The Hebrew Benevolent Society, which was renamed the Jewish Social Service Bureau (JSSB) during this time, did its best to provide for the need to the new arrivals, but found itself completely overwhelmed by the demand. Whenever possible, they attempted to enroll applicants in existing public health programs by referring them to the Los Angeles County Department of Public Health which, like public health departments across the country, operated its own sanatorium. The Barlow Sanatorium near Elysian Park (Chavez Ravine) opened in 1902. Other tuberculars were recommended for treatment at Kaspare Cohn Hospital or given financial support. Applicants for aid at the JSSB were evaluated for their “fitness” for assistance: they had to show that they had a good “work ethic,” were willing to take the appropriate measures to treat their disease, and were likely to be rehabilitated and become “productive members of society.” Sometimes those deemed unworthy of aid were offered a train ticket home rather than any assistance. [22] Despite their best efforts, the JSSB simply could not keep up with demands for their assistance.

In the eyes of some of the city’s new residents, however, the JSSB’s shortcomings were by-products of their flawed approach to dispensing aid. They resented the implication that anyone was “un-fit” to receive aid and criticized the JSSB’s unwillingness to help all of their fellow Jews. According to an oft-repeated story, these critiques grew even louder after two impoverished Jewish tuberculars died homeless and alone, one dropping dead in the middle of Spring Street downtown in 1912, prompting a young man named Boris Flatte, an employee at Hamburger’s Department store, to call for action[23]  Two weeks later, during Rosh Hashanah week of 1912, Flatte and other discontented, community-minded activists met at Blanchard Hall downtown to discuss their own ideas for helping the city’s Jewish tuberculars. Many had been involved in revolutionary, socialist and nationalist-minded movements in Eastern Europe, some among them fleeing to America to escape forceful threats of detention that resulted from their political activism. Their biographies reveal a variety of personal experiences and ideological influences that motivated their involvement in a sanatorium-building project. Calling themselves the Jewish Consumptive Relief Association, Flatte and his fellow activists vowed to “hereby band ourselves together and organize for the purpose of raising funds and establishing suitable quarters for the aid, cure and comfort of our brothers and sisters afflicted with tuberculosis.” [24] 
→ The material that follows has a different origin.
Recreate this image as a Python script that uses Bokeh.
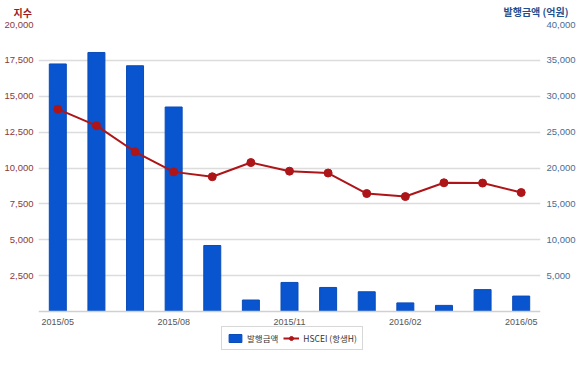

The Jewish Consumptive Relief Association aimed to build a sanatorium that could serve as an alternative to Kaspare Cohn Hospital. It would be based on their socialist principles of mutual aid and cooperative self-help and be a place where tuberculars could receive treatment regardless of their ethnicity, religion, partisan affiliation or ability to pay. Rather than solicit funds from wealthy donors, they targeted local Yiddish-based organizations and trade unions in the neighborhood, including the Arbeter Ring (Workmen's Circle), of which many of the JCRA’s leaders were members, as well as the local branch of the International Ladies’ Garment Workers Union (ILGWU) and the Bakers, Carpenters and Painters unions. These organizations in turn tapped their national and international networks, soliciting donations from members across the world, encouraging them to fund their own buildings on the nascent campus. For those outside of this organizational network, they offered membership in the Association, with dues of $3 per year that were used to pay for treatment. [25]  The members of the JCRA thereby strived to make their sanatorium a collective effort: by positioning it as a solution not only to the needs of local tuberculars in Los Angeles, but an alternative for those suffering from the disease across the country. They hoped to build a nation-wide social movement around the development of their institution. And after just a few months, they had raised $5,000 to purchase a 10-acre parcel of land 18 miles northeast of the city in the San Gabriel Valley in a town named Duarte.